Sooooo....I dragged the two speakers I made some time ago out of the basement, and set them up with the SX-780. When I used these speakers before, I used them with my turntable, preamp, and a small, PylePRO PCA2 "40 Watt" amplifier. Hah....in your dreams, maybe. For one-half cycle at some given frequency. While cooled by LN2.....
The first no-no I did was to have the speakers about 18" from the turntable. Yes, I know better, but in my haste I used the model car workbench to set things up quickly, there wasn't much room, and I wasn't planning on listening at high volume.
Nope, doesn't work. Even at moderate volume, having the speakers that close to the turntable causes a form of audio feedback, where the sound pressure waves from the speakers vibrate the turntable at variable frequencies, which get picked up by the stylus, fed to the amp, and then the speakers, and then the turntable again, and presto! TERRIBLE sound.
So I set the SX-780 on the den coffee table, set the speakers up a few feet away and 6' apart to see what kind of separation they have, connected things up, and brought the receiver up.
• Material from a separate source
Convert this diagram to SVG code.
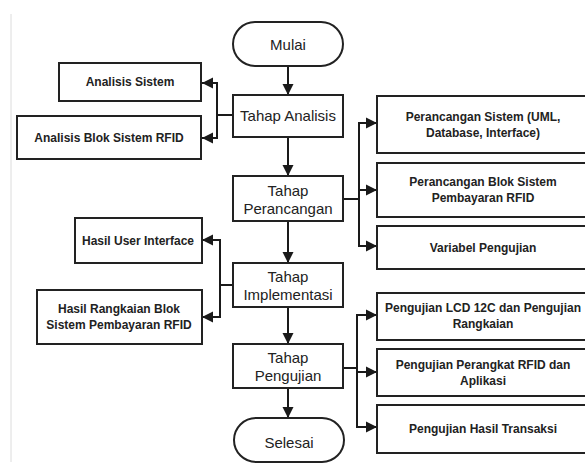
<svg xmlns="http://www.w3.org/2000/svg" width="585" height="465" viewBox="0 0 585 465">
<defs>
<marker id="arr" markerUnits="userSpaceOnUse" markerWidth="12" markerHeight="12" viewBox="0 0 12 12" refX="11" refY="6" orient="auto">
<path d="M0,0.5 L11,6 L0,11.5 Z" fill="#1a1a1a"/>
</marker>
<style>
.box{fill:#fff;stroke:#222;stroke-width:2}
.main{font-family:"Liberation Sans",Arial,sans-serif;font-size:15px;fill:#222;text-anchor:middle}
.side{font-family:"Liberation Sans",Arial,sans-serif;font-size:12px;font-weight:bold;fill:#222;text-anchor:middle}
.ln{fill:none;stroke:#1a1a1a;stroke-width:2}
.la{fill:none;stroke:#1a1a1a;stroke-width:2;marker-end:url(#arr)}
</style>
</defs>
<rect width="585" height="465" fill="#fff"/>
<line x1="11" y1="14" x2="11" y2="462" stroke="#dcdcdc" stroke-width="1"/>
<g id="connectors">
<path class="la" d="M288,66 V95"/>
<path class="la" d="M288,137 V176"/>
<path class="la" d="M288,221 V263"/>
<path class="la" d="M288,307 V344"/>
<path class="la" d="M288,388 V418"/>
<path class="ln" d="M233,115 H217"/>
<path class="la" d="M217,115 V83 H202"/>
<path class="la" d="M217,115 V138 H202"/>
<path class="ln" d="M233,285 H220"/>
<path class="la" d="M220,285 V240 H202"/>
<path class="la" d="M220,285 V317 H202"/>
<path class="ln" d="M343,199 H359"/>
<path class="la" d="M359,199 V123 H377"/>
<path class="la" d="M359,199 V190 H377"/>
<path class="la" d="M359,199 V246 H377"/>
<path class="ln" d="M343,368 H357"/>
<path class="la" d="M357,368 V315 H377"/>
<path class="la" d="M357,368 V372 H377"/>
<path class="la" d="M357,368 V427 H377"/>
</g>
<g id="mulai"><rect class="box" x="233" y="22" width="110" height="44" rx="22"/><text class="main" x="288" y="49.5">Mulai</text></g>
<g id="analisis"><rect class="box" x="233" y="95" width="110" height="42"/><text class="main" x="288" y="121">Tahap Analisis</text></g>
<g id="perancangan"><rect class="box" x="233" y="176" width="110" height="45"/><text class="main" x="288" y="195.5">Tahap</text><text class="main" x="288" y="213.5">Perancangan</text></g>
<g id="implementasi"><rect class="box" x="233" y="263" width="110" height="44"/><text class="main" x="288" y="281.5">Tahap</text><text class="main" x="288" y="299.5">Implementasi</text></g>
<g id="pengujian"><rect class="box" x="233" y="344" width="110" height="44"/><text class="main" x="288" y="362.5">Tahap</text><text class="main" x="288" y="380.5">Pengujian</text></g>
<g id="selesai"><rect class="box" x="234" y="418" width="110" height="44" rx="22"/><text class="main" x="289" y="448">Selesai</text></g>
<g id="analisis-sistem"><rect class="box" x="59" y="63" width="142" height="38"/><text class="side" x="130" y="86.3">Analisis Sistem</text></g>
<g id="analisis-blok"><rect class="box" x="17" y="116" width="184" height="43"/><text class="side" x="109" y="142">Analisis Blok Sistem RFID</text></g>
<g id="hasil-ui"><rect class="box" x="75" y="218" width="127" height="45"/><text class="side" x="138" y="244.5">Hasil User Interface</text></g>
<g id="hasil-rangkaian"><rect class="box" x="37" y="290" width="165" height="54"/><text class="side" x="119" y="313">Hasil Rangkaian Blok</text><text class="side" x="119" y="328.5">Sistem Pembayaran RFID</text></g>
<g id="perancangan-sistem"><rect class="box" x="377" y="96" width="215" height="57"/><text class="side" x="483" y="121">Perancangan Sistem (UML,</text><text class="side" x="483" y="137">Database, Interface)</text></g>
<g id="perancangan-blok"><rect class="box" x="377" y="163" width="215" height="54"/><text class="side" x="483" y="186">Perancangan Blok Sistem</text><text class="side" x="483" y="201.5">Pembayaran RFID</text></g>
<g id="variabel"><rect class="box" x="377" y="226" width="215" height="43"/><text class="side" x="483" y="251.5">Variabel Pengujian</text></g>
<g id="uji-lcd"><rect class="box" x="377" y="293" width="215" height="47"/><text class="side" x="483" y="312">Pengujian LCD 12C dan Pengujian</text><text class="side" x="483" y="327.5">Rangkaian</text></g>
<g id="uji-rfid"><rect class="box" x="377" y="349" width="215" height="47"/><text class="side" x="483" y="369">Pengujian Perangkat RFID dan</text><text class="side" x="483" y="384.5">Aplikasi</text></g>
<g id="uji-transaksi"><rect class="box" x="377" y="405" width="215" height="48"/><text class="side" x="483" y="432.5">Pengujian Hasil Transaksi</text></g>
</svg>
YOWIE-ZOWIE! This thing sounds GOOOOOD! I had a clip lead about 29" long (1/4-wavelength!) that I used for an antenna, and I could get just about every station on the dial. The stronger stations ("Full Quieting" in FM-Speak) sounded spectacular, WAY better than they do on our home theater system when I use the FM tuner. I knew this was a premium grade receiver when it was new, but I was surprised how good my home-built speakers sounded now that they have a clean signal "with enough amp" to drive them to good levels. You can compare speakers to air pumps, and I was running 45 Horsepower air pumps with 15 Horsepower motor s when I was using the little amp.
Now I've got like 60 Horsepower, which gives me plenty of reserve capacity, or "Headroom". Makes a huge difference.
All the rotary switches and controls turn smoothly, and quietly, with no scritchy-scratchy sound, and all the lever controls do the same. The FM dial calibration is a bit off to my eye, but it's off a consistent amount from the bottom to the top of the band, so that's usually caused by the dial cord having slipped a bit. Easy-Peasy fix, and I'll do that when I take the cover off to replace a burned out dial lamp, and blow any dirt and dust out of the chassis.
This is the first "High End" FM Stereo Receiver I've ever owned although I've heard plenty. When some of my friends were buying things like this, I was buying things like Carillo connecting rods. Different priorities for different folks.